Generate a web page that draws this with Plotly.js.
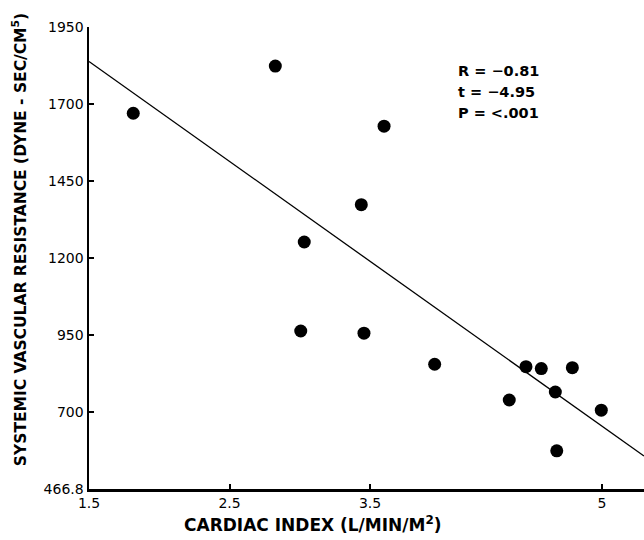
<!DOCTYPE html>
<html>
<head>
<meta charset="utf-8">
<script src="https://cdn.plot.ly/plotly-3.0.1.min.js"></script>
<style>html,body{margin:0;padding:0;background:#fff;}#chart{width:644px;height:540px;}</style>
</head>
<body>
<div id="chart"></div>
<script>
// Data
const cardiacIndex = [1.815, 2.826, 3.600, 3.438, 3.032, 3.007, 3.457, 3.960, 4.610, 4.719, 4.940, 4.819, 4.491, 5.146, 4.829];
const resistance   = [1670, 1823, 1628, 1373, 1252, 963, 956, 855, 847, 841, 844, 765, 739, 706, 574];
const fitX = [1.5, 5.45];
const fitY = [1838, 557];
const xTickVals = [1.5, 2.5, 3.5, 5.15];
const xTickText = ["1.5", "2.5", "3.5", "5"];
const yTickVals = [450, 700, 950, 1200, 1450, 1700, 1950];
const yTickText = ["466.8", "700", "950", "1200", "1450", "1700", "1950"];
const statsText = ["R = −0.81", "t = −4.95", "P = <.001"];
const xTitle = "CARDIAC INDEX (L/MIN/M<sup>2</sup>)";
const yTitle = "SYSTEMIC VASCULAR RESISTANCE (DYNE - SEC/CM<sup>5</sup>)";

const tickFont = {family: "DejaVu Sans, Liberation Sans, sans-serif", size: 14, color: "#000"};
const boldFont = (s) => ({family: "DejaVu Sans, Liberation Sans, sans-serif", size: s, color: "#000", weight: 700});

const traces = [
  {x: fitX, y: fitY, mode: "lines", line: {color: "#000", width: 1.3}, hoverinfo: "skip"},
  {x: cardiacIndex, y: resistance, mode: "markers", marker: {color: "#000", size: 13}}
];

const statsY = [0.905, 0.859, 0.814];
const statsAnn = statsText.map((t, i) => ({
  xref: "paper", yref: "paper", x: 0.661, y: statsY[i],
  xanchor: "left", yanchor: "middle", align: "left",
  text: "<b>" + t + "</b>", showarrow: false, font: boldFont(14.5)
}));

const layout = {
  width: 644, height: 540,
  margin: {l: 89, r: 0, t: 27, b: 51, pad: 0},
  paper_bgcolor: "#fff", plot_bgcolor: "#fff",
  showlegend: false,
  xaxis: {
    range: [1.5, 5.45], showgrid: false, zeroline: false,
    showline: true, linecolor: "#000", linewidth: 2.5,
    ticks: "inside", ticklen: 5, tickwidth: 2, tickcolor: "#000",
    tickvals: xTickVals, ticktext: xTickText, tickfont: tickFont,
    automargin: false
  },
  yaxis: {
    range: [450, 1950], showgrid: false, zeroline: false,
    showline: true, linecolor: "#000", linewidth: 2.5,
    ticks: "inside", ticklen: 5, tickwidth: 2, tickcolor: "#000",
    tickvals: yTickVals, ticktext: yTickText, tickfont: tickFont,
    automargin: false
  },
  annotations: statsAnn.concat([
    {
      xref: "paper", yref: "paper", x: 0.403, y: -0.0747,
      xanchor: "center", yanchor: "middle",
      text: "<b>" + xTitle + "</b>", showarrow: false, font: boldFont(17)
    },
    {
      xref: "paper", yref: "paper", x: -0.124, y: 0.539,
      xanchor: "center", yanchor: "middle", textangle: -90,
      text: "<b>" + yTitle + "</b>", showarrow: false, font: boldFont(15.5)
    }
  ])
};

Plotly.newPlot("chart", traces, layout, {staticPlot: true, displayModeBar: false});
</script>
</body>
</html>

• GIVEN INSTRUCTION:
Reproduce the data word for word, excluding its pictures.

• ANSWER TO THIS TASK:
Generate a web page that draws this with Plotly.js.
<!DOCTYPE html>
<html>
<head>
<meta charset="utf-8">
<script src="https://cdn.plot.ly/plotly-3.0.1.min.js"></script>
<style>html,body{margin:0;padding:0;background:#fff;}#chart{width:644px;height:540px;}</style>
</head>
<body>
<div id="chart"></div>
<script>
// Data
const cardiacIndex = [1.815, 2.826, 3.600, 3.438, 3.032, 3.007, 3.457, 3.960, 4.610, 4.719, 4.940, 4.819, 4.491, 5.146, 4.829];
const resistance   = [1670, 1823, 1628, 1373, 1252, 963, 956, 855, 847, 841, 844, 765, 739, 706, 574];
const fitX = [1.5, 5.45];
const fitY = [1838, 557];
const xTickVals = [1.5, 2.5, 3.5, 5.15];
const xTickText = ["1.5", "2.5", "3.5", "5"];
const yTickVals = [450, 700, 950, 1200, 1450, 1700, 1950];
const yTickText = ["466.8", "700", "950", "1200", "1450", "1700", "1950"];
const statsText = ["R = −0.81", "t = −4.95", "P = <.001"];
const xTitle = "CARDIAC INDEX (L/MIN/M<sup>2</sup>)";
const yTitle = "SYSTEMIC VASCULAR RESISTANCE (DYNE - SEC/CM<sup>5</sup>)";

const tickFont = {family: "DejaVu Sans, Liberation Sans, sans-serif", size: 14, color: "#000"};
const boldFont = (s) => ({family: "DejaVu Sans, Liberation Sans, sans-serif", size: s, color: "#000", weight: 700});

const traces = [
  {x: fitX, y: fitY, mode: "lines", line: {color: "#000", width: 1.3}, hoverinfo: "skip"},
  {x: cardiacIndex, y: resistance, mode: "markers", marker: {color: "#000", size: 13}}
];

const statsY = [0.905, 0.859, 0.814];
const statsAnn = statsText.map((t, i) => ({
  xref: "paper", yref: "paper", x: 0.661, y: statsY[i],
  xanchor: "left", yanchor: "middle", align: "left",
  text: "<b>" + t + "</b>", showarrow: false, font: boldFont(14.5)
}));

const layout = {
  width: 644, height: 540,
  margin: {l: 89, r: 0, t: 27, b: 51, pad: 0},
  paper_bgcolor: "#fff", plot_bgcolor: "#fff",
  showlegend: false,
  xaxis: {
    range: [1.5, 5.45], showgrid: false, zeroline: false,
    showline: true, linecolor: "#000", linewidth: 2.5,
    ticks: "inside", ticklen: 5, tickwidth: 2, tickcolor: "#000",
    tickvals: xTickVals, ticktext: xTickText, tickfont: tickFont,
    automargin: false
  },
  yaxis: {
    range: [450, 1950], showgrid: false, zeroline: false,
    showline: true, linecolor: "#000", linewidth: 2.5,
    ticks: "inside", ticklen: 5, tickwidth: 2, tickcolor: "#000",
    tickvals: yTickVals, ticktext: yTickText, tickfont: tickFont,
    automargin: false
  },
  annotations: statsAnn.concat([
    {
      xref: "paper", yref: "paper", x: 0.403, y: -0.0747,
      xanchor: "center", yanchor: "middle",
      text: "<b>" + xTitle + "</b>", showarrow: false, font: boldFont(17)
    },
    {
      xref: "paper", yref: "paper", x: -0.124, y: 0.539,
      xanchor: "center", yanchor: "middle", textangle: -90,
      text: "<b>" + yTitle + "</b>", showarrow: false, font: boldFont(15.5)
    }
  ])
};

Plotly.newPlot("chart", traces, layout, {staticPlot: true, displayModeBar: false});
</script>
</body>
</html>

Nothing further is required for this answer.